To start with let's mock making a change to some of the repo files and seeing how we can upload these changes. We can use the Repository class as a context manager to make changes and have them committed to our model repository. Here we update the vocab file to add a new label.

with Repository(
    local_dir="flyswot-models",
    clone_from="davanstrien/flyswot-test",
    git_user="Daniel van Strien",
).commit("update model"):
    with open("vocab.txt", "a") as f:
        f.write("new label")
/Users/dvanstrien/Documents/daniel/blog/_notebooks/flyswot-models is already a clone of https://huggingface.co/davanstrien/flyswot-test. Make sure you pull the latest changes with `repo.git_pull()`.
Pulling changes ...
To https://huggingface.co/davanstrien/flyswot-test
   e54a742..18d149e  main -> main

This could already be used at the end of our training script. Currently I have some util files that package up the model vocab, convert Pytorch to ONNX etc.
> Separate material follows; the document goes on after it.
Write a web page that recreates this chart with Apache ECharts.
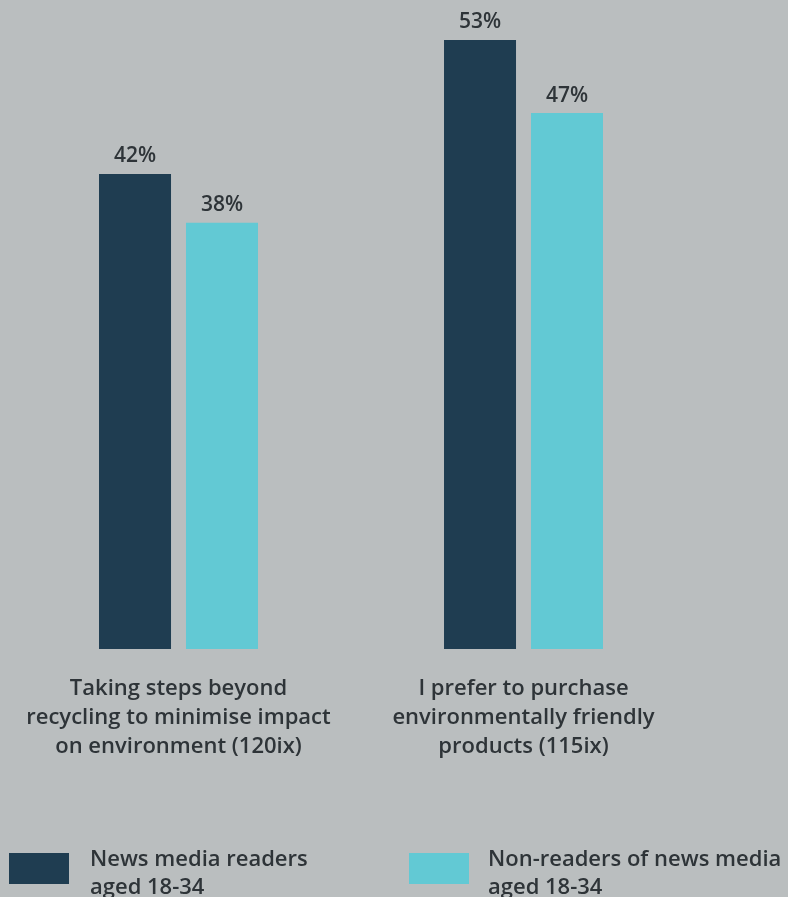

This could easily be adapted to also push the updated model to the hub. There is only one thing we might still want to add.

Adding more metadata: creating revision branches

Currently flyswot uses filenames to capture metadata about the model version. The models are versioned using calendar versioning. This works okay but we might be able to manage this in a slightly better way. One of the nice features that hf_hub (the Python library) offers that flyswot currently doesn't support well is being able to pass in a specific revision when using snapshot_download. This would then allow someone to run a specific older version of the model. This might be useful for various different scenarios. To do this we'll create a revision branch for the date the model was created. All that we'll do now is pass in a formatted date as the revision.

from datetime import datetime
date_now = datetime.now()
now = date_now.strftime("%Y-%m-%d")
now
'2021-12-30'
with Repository(
    local_dir="flyswot-models",
    clone_from="davanstrien/flyswot-test",
    git_user="Daniel van Strien",
    revision=now,
).commit(f"update model {now}"):
    for model in Path(".").glob(".onnx"):
        model.rename(f"{now}-model.onnx")
/Users/dvanstrien/Documents/daniel/blog/_notebooks/flyswot-models is already a clone of https://huggingface.co/davanstrien/flyswot-test. Make sure you pull the latest changes with `repo.git_pull()`.
Checked out 2021-12-30 from 2021-12-30.
Your branch is up to date with 'origin/2021-12-30'.

Pulling changes ...
Several commits (2) will be pushed upstream.
The progress bars may be unreliable.
Everything up-to-date

This creates a new revision branch for the current date. Since I also want to have the default branch be the current model we would also push the same model to the default branch. This would then mean that we end up with a bunch of different branches with model snapshots that could be passed in but for the default behavior we can easily grab the latest model by not specifying a revision.